## Start
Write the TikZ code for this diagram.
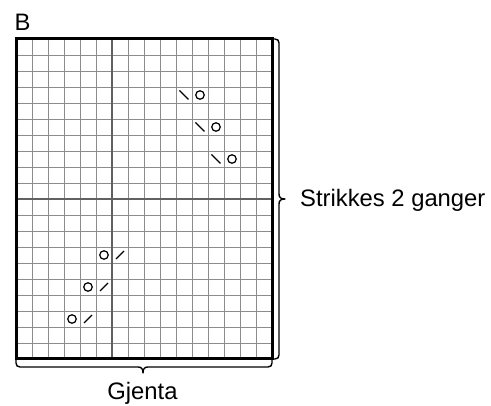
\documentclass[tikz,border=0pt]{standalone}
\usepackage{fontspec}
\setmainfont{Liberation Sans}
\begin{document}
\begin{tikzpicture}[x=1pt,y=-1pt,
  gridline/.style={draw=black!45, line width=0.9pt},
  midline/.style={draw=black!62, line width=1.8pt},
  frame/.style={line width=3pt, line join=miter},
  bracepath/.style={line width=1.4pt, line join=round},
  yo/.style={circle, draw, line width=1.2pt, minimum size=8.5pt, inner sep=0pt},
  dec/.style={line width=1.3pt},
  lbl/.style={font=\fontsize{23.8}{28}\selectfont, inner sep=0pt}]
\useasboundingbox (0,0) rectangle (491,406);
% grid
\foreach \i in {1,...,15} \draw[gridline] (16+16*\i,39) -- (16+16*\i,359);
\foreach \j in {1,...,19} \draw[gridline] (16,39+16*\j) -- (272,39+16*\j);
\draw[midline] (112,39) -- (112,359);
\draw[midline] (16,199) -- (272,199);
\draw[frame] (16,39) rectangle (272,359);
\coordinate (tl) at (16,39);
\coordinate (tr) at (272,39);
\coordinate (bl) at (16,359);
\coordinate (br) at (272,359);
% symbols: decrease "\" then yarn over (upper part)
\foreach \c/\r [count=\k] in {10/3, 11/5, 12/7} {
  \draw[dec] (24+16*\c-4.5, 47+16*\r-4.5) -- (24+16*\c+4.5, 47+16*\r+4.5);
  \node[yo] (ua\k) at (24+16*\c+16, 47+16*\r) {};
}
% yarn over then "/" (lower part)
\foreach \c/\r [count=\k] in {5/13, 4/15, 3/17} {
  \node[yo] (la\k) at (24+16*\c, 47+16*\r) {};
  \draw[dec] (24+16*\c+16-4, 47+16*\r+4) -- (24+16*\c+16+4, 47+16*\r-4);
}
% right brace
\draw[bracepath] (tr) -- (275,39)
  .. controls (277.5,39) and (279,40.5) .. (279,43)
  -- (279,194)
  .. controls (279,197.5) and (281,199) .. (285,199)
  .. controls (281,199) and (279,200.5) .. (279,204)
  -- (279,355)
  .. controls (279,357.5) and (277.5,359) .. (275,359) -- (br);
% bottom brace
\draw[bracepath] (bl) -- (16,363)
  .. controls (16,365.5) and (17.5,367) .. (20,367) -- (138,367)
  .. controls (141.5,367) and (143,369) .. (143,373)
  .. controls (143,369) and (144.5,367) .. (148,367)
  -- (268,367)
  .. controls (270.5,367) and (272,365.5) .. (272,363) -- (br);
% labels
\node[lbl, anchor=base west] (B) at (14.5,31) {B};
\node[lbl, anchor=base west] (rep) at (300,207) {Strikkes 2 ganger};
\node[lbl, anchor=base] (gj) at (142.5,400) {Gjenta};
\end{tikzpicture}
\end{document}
## End
## Start
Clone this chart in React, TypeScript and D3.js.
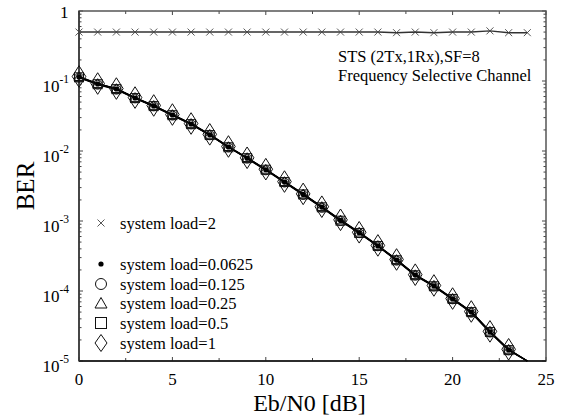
## End
→ **WHAT YOU NEED TO DO**: Reply with one number only: how many lines of the listing hold "this"?

→ **TASK SOLUTION**: 2